L’enjeu, c’est de rester en mouvement sans perdre son axe.
Suivre les tendances… ou comprendre ce qui les produit
Les tendances graphiques ne sont pas là pour être “suivies”. Elles sont des symptômes visuels : de préoccupations culturelles, de basculements techniques, d’obsessions sociales.
Comprendre la montée des logos typographiques neutres ou l’explosion des visuels générés par IA, ce n’est pas céder à la mode : c’est lire le monde. C’est comprendre ce que les images traduisent, ce que les commanditaires attendent, ce que le public absorbe.
Et parfois, c’est aussi savoir s’en détacher. Refuser le dernier effet de style quand il dessert le fond. Proposer autre chose.
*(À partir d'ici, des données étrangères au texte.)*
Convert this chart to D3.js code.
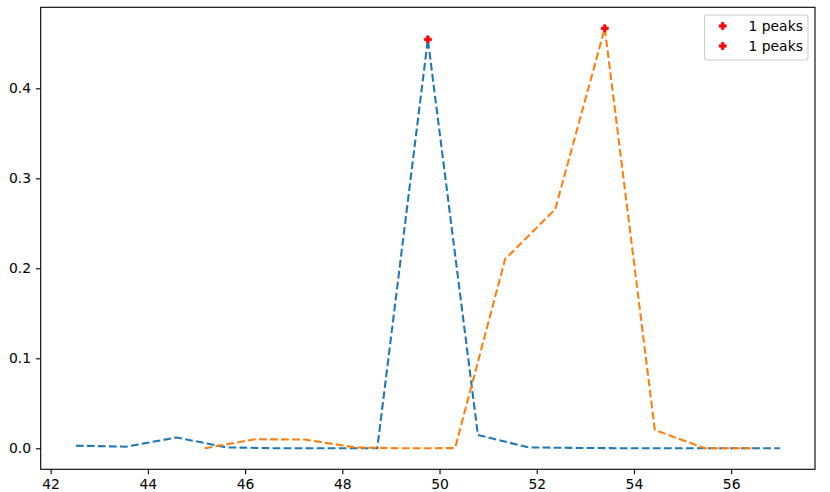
<!DOCTYPE html>
<html>
<head>
<meta charset="utf-8">
<script src="https://cdn.jsdelivr.net/npm/d3@7"></script>
<style>
  html, body { margin: 0; padding: 0; background: #fff; }
  svg { display: block; }
  text { font-family: "DejaVu Sans", sans-serif; }
</style>
</head>
<body>
<svg id="chart" width="830" height="492"></svg>
<script>
// ---- data ----
const blueX = [42.52, 43.55, 44.59, 45.62, 46.66, 47.69, 48.72, 49.76, 50.79, 51.83, 52.86, 53.90, 54.93, 55.96, 57.00];
const blueY = [0.0029, 0.0018, 0.0120, 0.0010, 0.0, 0.0, 0.0, 0.4544, 0.0148, 0.0010, 0.0004, 0.0, 0.0, 0.0, 0.0];
const orangeX = [45.17, 46.20, 47.23, 48.26, 49.29, 50.32, 51.35, 52.38, 53.40, 54.43, 55.46, 56.49];
const orangeY = [0.0, 0.0100, 0.0098, 0.0010, 0.0, 0.0002, 0.2103, 0.2656, 0.4667, 0.0203, 0.0, 0.0];
const peakX = [49.76, 53.40];
const peakY = [0.4544, 0.4667];
const legendLabels = ["1 peaks", "1 peaks"];
const xTicks = [42, 44, 46, 48, 50, 52, 54, 56];
const yTicks = [0.0, 0.1, 0.2, 0.3, 0.4];

// ---- layout ----
const svg = d3.select("#chart");
const L = 40.7, R = 815, T = 7.3, B = 469.3;

const xMin = 42.52, xMax = 57.0, yMin = 0, yMax = 0.4667;
const xPad = (xMax - xMin) * 0.05, yPad = (yMax - yMin) * 0.05;
const x = d3.scaleLinear().domain([xMin - xPad, xMax + xPad]).range([L, R]);
const y = d3.scaleLinear().domain([yMin - yPad, yMax + yPad]).range([B, T]);

const fontSize = 13.9;

// axes
const xAxis = d3.axisBottom(x).tickValues(xTicks).tickFormat(d3.format("d")).tickSizeOuter(0).tickSize(4.86).tickPadding(4.86);
const yAxis = d3.axisLeft(y).tickValues(yTicks).tickFormat(d3.format(".1f")).tickSizeOuter(0).tickSize(4.86).tickPadding(4.86);

const gx = svg.append("g").attr("transform", `translate(0,${B})`).call(xAxis);
const gy = svg.append("g").attr("transform", `translate(${L},0)`).call(yAxis);
[gx, gy].forEach(g => {
  g.select(".domain").remove();
  g.selectAll(".tick line").attr("stroke", "#000").attr("stroke-width", 1.1);
  g.selectAll(".tick text").attr("fill", "#000").attr("font-size", fontSize).attr("font-family", "DejaVu Sans");
});

// lines
const lineGen = d3.line().x(d => x(d[0])).y(d => y(d[1]));
const series = [
  { xs: blueX, ys: blueY, color: "#1f77b4" },
  { xs: orangeX, ys: orangeY, color: "#ff7f0e" }
];
const clip = svg.append("clipPath").attr("id", "clip").append("rect")
  .attr("x", L).attr("y", T).attr("width", R - L).attr("height", B - T);
const plot = svg.append("g").attr("clip-path", "url(#clip)");
series.forEach(s => {
  plot.append("path")
    .datum(s.xs.map((v, i) => [v, s.ys[i]]))
    .attr("fill", "none")
    .attr("stroke", s.color)
    .attr("stroke-width", 2.08)
    .attr("stroke-dasharray", "7.7,3.33")
    .attr("stroke-linejoin", "round")
    .attr("d", lineGen);
});

// filled plus marker
function plusPath(cx, cy, s) {
  const a = s / 2, b = s / 6;
  return `M${cx - b},${cy - a}H${cx + b}V${cy - b}H${cx + a}V${cy + b}H${cx + b}V${cy + a}H${cx - b}V${cy + b}H${cx - a}V${cy - b}H${cx - b}Z`;
}
peakX.forEach((px, i) => {
  plot.append("path")
    .attr("d", plusPath(x(px), y(peakY[i]), 7))
    .attr("fill", "red")
    .attr("stroke", "red")
    .attr("stroke-width", 0.8);
});

// frame
svg.append("rect").attr("x", L).attr("y", T).attr("width", R - L).attr("height", B - T)
  .attr("fill", "none").attr("stroke", "#000").attr("stroke-width", 1.1);

// legend
const lg = svg.append("g");
lg.append("rect").attr("x", 704.5).attr("y", 15).attr("width", 103.5).attr("height", 45).attr("rx", 2.5)
  .attr("fill", "#fff").attr("fill-opacity", 0.8).attr("stroke", "#cccccc").attr("stroke-width", 1.1);
legendLabels.forEach((lab, i) => {
  const cy = 26 + i * 20;
  lg.append("path").attr("d", plusPath(722.7, cy, 7)).attr("fill", "red").attr("stroke", "red").attr("stroke-width", 0.8);
  lg.append("text").attr("x", 748.5).attr("y", cy).attr("dy", "0.35em")
    .attr("font-size", fontSize).attr("fill", "#000").text(lab);
});
</script>
</body>
</html>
Créer la tangente.
Se remettre à niveau, c’est aussi affirmer : je sais ce qui se fait, et je choisis ce que je fais.
Faire place à la culture
Rester à jour techniquement ne suffit pas. Il faut aussi nourrir son regard, élargir ses repères, renouveler ses intuitions.
C’est souvent là que tout se joue. Parce qu’un·e designer qui pense toujours à travers les mêmes références produit des objets déjà vus.
Lire, aller voir des expos, écouter des podcasts, feuilleter une revue d’architecture, assister à une conférence sur l’urbanisme ou l’éco-conception : tout cela est du travail. Du vrai.
Cela ne génère pas de facture. Cela ne remplit pas un devis. Mais cela rend possible un design qui pense. Et donc un design qui dure.
Conclusion
Se remettre à niveau, ce n’est pas une course — c’est une posture.
C’est accepter que notre métier soit en mouvement constant. C’est faire de l’ajustement une pratique naturelle, pas une contrainte. C’est ne pas se figer dans ce qu’on sait, mais non plus se perdre dans ce qu’on ne sait pas encore.
Un bon designer n’est pas toujours à la pointe.
Mais il ou elle sait où porter le regard — et pourquoi.